## [What is required]
Reproduce all the lines below exactly and omit the images.

════

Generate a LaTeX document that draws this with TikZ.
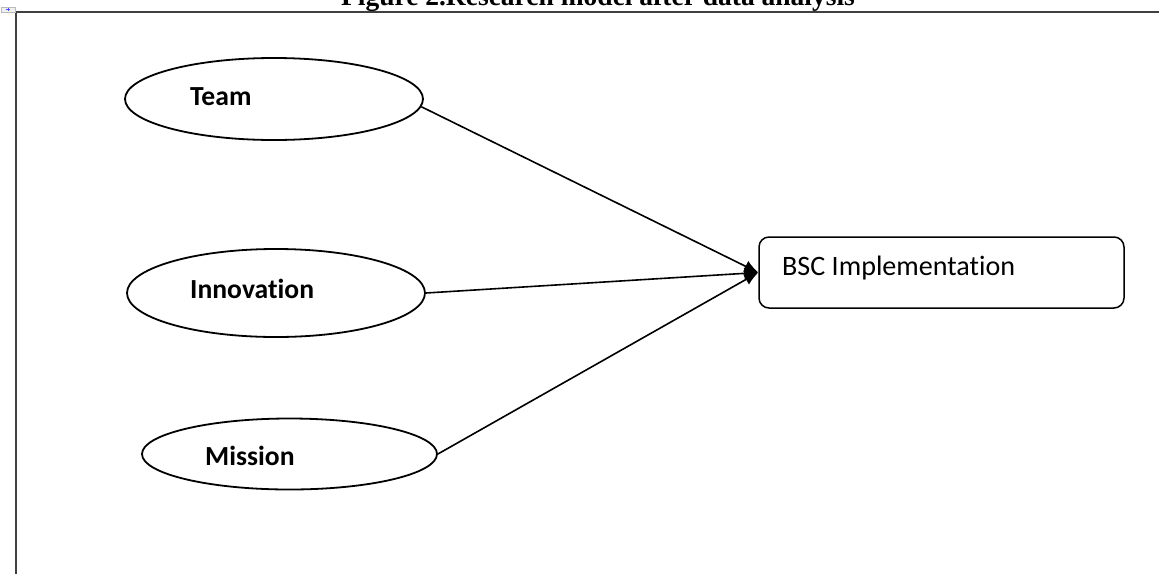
\documentclass[tikz,border=0pt]{standalone}
\usepackage{fontspec}
\setmainfont{Carlito}[Ligatures=NoCommon]
\newfontfamily\titlefont{Liberation Serif}
\usetikzlibrary{shapes.geometric,arrows.meta}
\tikzset{
  oval/.style={draw=black, line width=1.8pt, ellipse, inner sep=0pt},
  ovaltext/.style={anchor=base west, inner sep=0pt, font=\fontsize{27.6}{30}\selectfont\bfseries},
  target/.style={draw=black, line width=1.5pt, rounded corners=10pt, minimum width=365pt, minimum height=71pt, inner sep=0pt},
  link/.style={draw=black, line width=1.6pt, -{Latex[length=14pt,width=12pt]}},
  frame/.style={line width=1.5pt, draw=black!75}
}
\begin{document}
\begin{tikzpicture}[x=1pt,y=-1pt]
\useasboundingbox (0,0) rectangle (1159,574);
\fill[white] (0,0) rectangle (1159,574);
\begin{scope}
\clip (0,0) rectangle (1159,574);
\node[anchor=base, inner sep=0pt, font=\titlefont\bfseries\fontsize{27.5}{30}\selectfont] (title) at (598,5) {Figure 2.Research model after data analysis};
\end{scope}
% frame
\draw[frame] (16,12) -- (1159,12);
\draw[frame] (16,12) -- (16,574);
\draw[fill=gray!12, draw=gray!55, line width=0.5pt] (1,7) rectangle (15,12);
\draw[blue!70, line width=0.8pt] (6,9.5) -- (10,9.5) (8,8) -- (8,11);
% nodes
\node[oval, minimum width=298pt, minimum height=82pt] (team) at (274,99) {};
\node[ovaltext] (teamtext) at (190,105) {Team};
\node[oval, minimum width=298pt, minimum height=88pt] (innov) at (276,293) {};
\node[ovaltext] (innovtext) at (190,298) {Innovation};
\node[oval, minimum width=295pt, minimum height=71pt] (mission) at (289.5,454) {};
\node[ovaltext] (missiontext) at (205,465) {Mission};
\node[target] (bsc) at (941.5,272.5) {};
\node[anchor=base west, inner sep=0pt, font=\fontsize{28.1}{30}\selectfont] (bsctext) at (782,275) {BSC Implementation};
% connectors
\draw[link] (team.-3) -- (bsc.west);
\draw[link] (innov.east) -- (bsc.west);
\draw[link] (mission.east) -- (bsc.west);
\end{tikzpicture}
\end{document}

════

## [Final answer]
Generate a LaTeX document that draws this with TikZ.
\documentclass[tikz,border=0pt]{standalone}
\usepackage{fontspec}
\setmainfont{Carlito}[Ligatures=NoCommon]
\newfontfamily\titlefont{Liberation Serif}
\usetikzlibrary{shapes.geometric,arrows.meta}
\tikzset{
  oval/.style={draw=black, line width=1.8pt, ellipse, inner sep=0pt},
  ovaltext/.style={anchor=base west, inner sep=0pt, font=\fontsize{27.6}{30}\selectfont\bfseries},
  target/.style={draw=black, line width=1.5pt, rounded corners=10pt, minimum width=365pt, minimum height=71pt, inner sep=0pt},
  link/.style={draw=black, line width=1.6pt, -{Latex[length=14pt,width=12pt]}},
  frame/.style={line width=1.5pt, draw=black!75}
}
\begin{document}
\begin{tikzpicture}[x=1pt,y=-1pt]
\useasboundingbox (0,0) rectangle (1159,574);
\fill[white] (0,0) rectangle (1159,574);
\begin{scope}
\clip (0,0) rectangle (1159,574);
\node[anchor=base, inner sep=0pt, font=\titlefont\bfseries\fontsize{27.5}{30}\selectfont] (title) at (598,5) {Figure 2.Research model after data analysis};
\end{scope}
% frame
\draw[frame] (16,12) -- (1159,12);
\draw[frame] (16,12) -- (16,574);
\draw[fill=gray!12, draw=gray!55, line width=0.5pt] (1,7) rectangle (15,12);
\draw[blue!70, line width=0.8pt] (6,9.5) -- (10,9.5) (8,8) -- (8,11);
% nodes
\node[oval, minimum width=298pt, minimum height=82pt] (team) at (274,99) {};
\node[ovaltext] (teamtext) at (190,105) {Team};
\node[oval, minimum width=298pt, minimum height=88pt] (innov) at (276,293) {};
\node[ovaltext] (innovtext) at (190,298) {Innovation};
\node[oval, minimum width=295pt, minimum height=71pt] (mission) at (289.5,454) {};
\node[ovaltext] (missiontext) at (205,465) {Mission};
\node[target] (bsc) at (941.5,272.5) {};
\node[anchor=base west, inner sep=0pt, font=\fontsize{28.1}{30}\selectfont] (bsctext) at (782,275) {BSC Implementation};
% connectors
\draw[link] (team.-3) -- (bsc.west);
\draw[link] (innov.east) -- (bsc.west);
\draw[link] (mission.east) -- (bsc.west);
\end{tikzpicture}
\end{document}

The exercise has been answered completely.